Approximately 404 million sq ft of UK warehouse space, or 60 per cent of all units above 50,000 sq ft, will fail to meet the EPC Grade B energy performance requirement set as a minimum from 2030 and risk becoming unlettable, according to global property consultancy Knight Frank.
And in Wales just 24 per cent of warehouses over 50,000 sq ft currently meet the EPC B grade.
Neil Francis, head of the Knight Frank Industrial and Logistics team in Cardiff, said: “A large proportion of warehouse units in Wales risk becoming unlettable by 2030 unless investors and landlords accelerate the rate at which older facilities are upgraded. Occupier demand is becoming increasingly focused on high-quality facilities that can enable them to meet ESG goals, reduce operational costs and embed technological solutions.
“Industrial landlords in Wales such as Mileway, Investcorp and Threadneedle are showing the way ahead with a proactive approach on retrofitting or redeveloping vacant units regardless of size.
“Increasingly, too, local landlords are following suit on their multi-let properties.”

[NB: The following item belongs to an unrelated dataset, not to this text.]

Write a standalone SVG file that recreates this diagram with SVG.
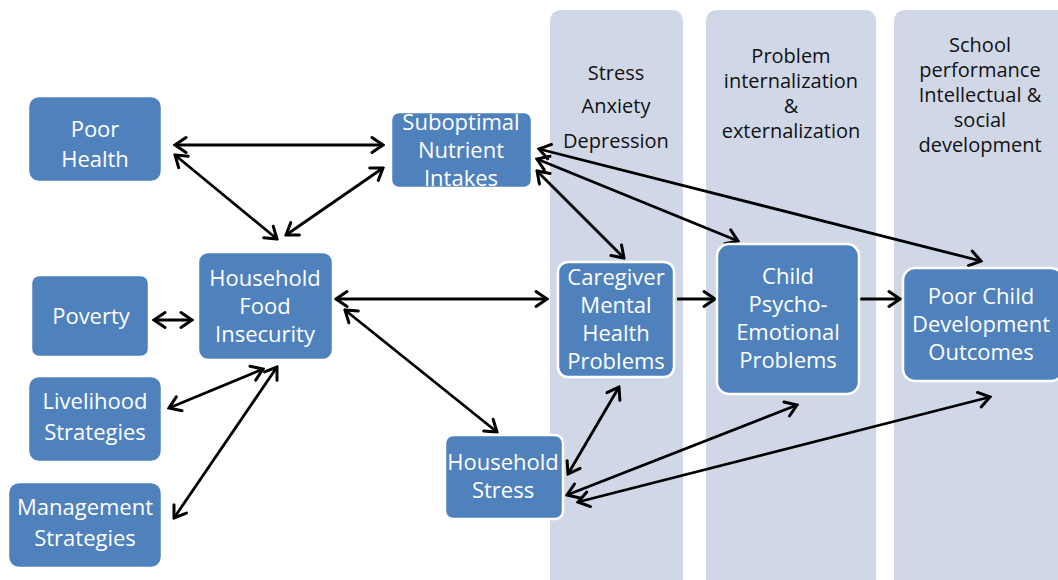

According to the Knight Frank research the prevalence of older, underperforming stock and its potential for obsolescence could further exacerbate the ongoing undersupply of logistics space, with development activity slowing.
Operators are increasingly discounting facilities that do not fit with their, or their customers’, sustainability strategies, and while newly-constructed warehouses generally meet top sustainability standards, 82 per cent of the UK’s existing stock built before the year 2000, does not meet minimum EPC requirements.
Neil Francis commented: “It is obvious that significant capital expenditure is required to retrofit these warehouses and mitigate obsolescence risk, however just six per cent have undergone upgrades in the past five years. The prospects for rental growth should offer incentive, however investors must accelerate the rate at which older facilities are upgraded or they will become unlettable.
“Clearly, too much of the large industrial stock in Wales is over 30 years old and reaching the end of its economic and functional use. It will be interesting to see if some form of government assistance becomes available in secondary areas where retrofitting or redevelopment is not viable.”